The purpose of a data lake, a capacious and agile platform is to hold all the data of an enterprise at a central platform. By this, we can do comprehensive reporting, visualization, analytics, and eventually glean deep business insights.
How is the working of a data lake different from a data warehouse?
A broad understanding is that a data warehouse is a fully schematized data storage and processing platform whereas a data lake is more fluid in its working as the name suggests. Given below are the few steps which are done differently in a data warehouse versus a data lake:
Decoupling of metadata and data
In a data warehouse, first, you define metadata, and then you add data to it, but in a data lake, first, you ingest data and then define the metadata around it. In this way, you can assign multiple metadata tags to the same data set.
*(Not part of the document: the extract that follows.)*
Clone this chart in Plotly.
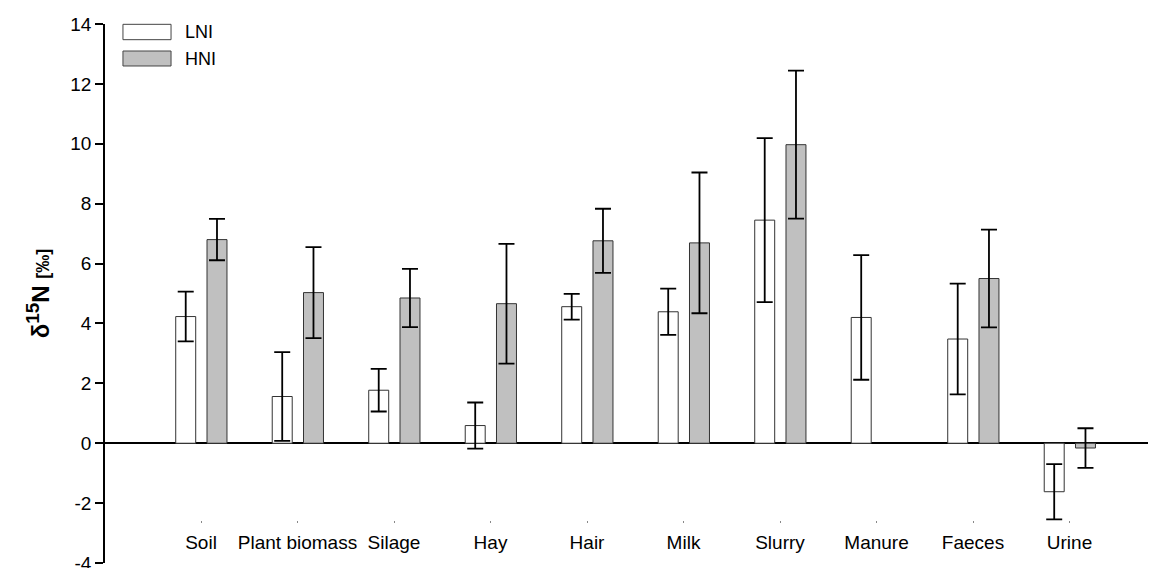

A data warehouse can scale up to few terra bytes whereas in a data lake you can store up to few petabytes of data.
Decoupling of storage and processing
In a data lake, we can store data and process it separately. To know more about how this is made possible, read about various technology stacks used in a data lake. Some use cases may require more storage whereas others need more processing power. Accordingly, we can scale any of these two. It can save a lot of money for the company.
A data warehouse contains small datasets; hence its data processing speed is good. But a data lake holds large datasets which takes a toll on its processing speed.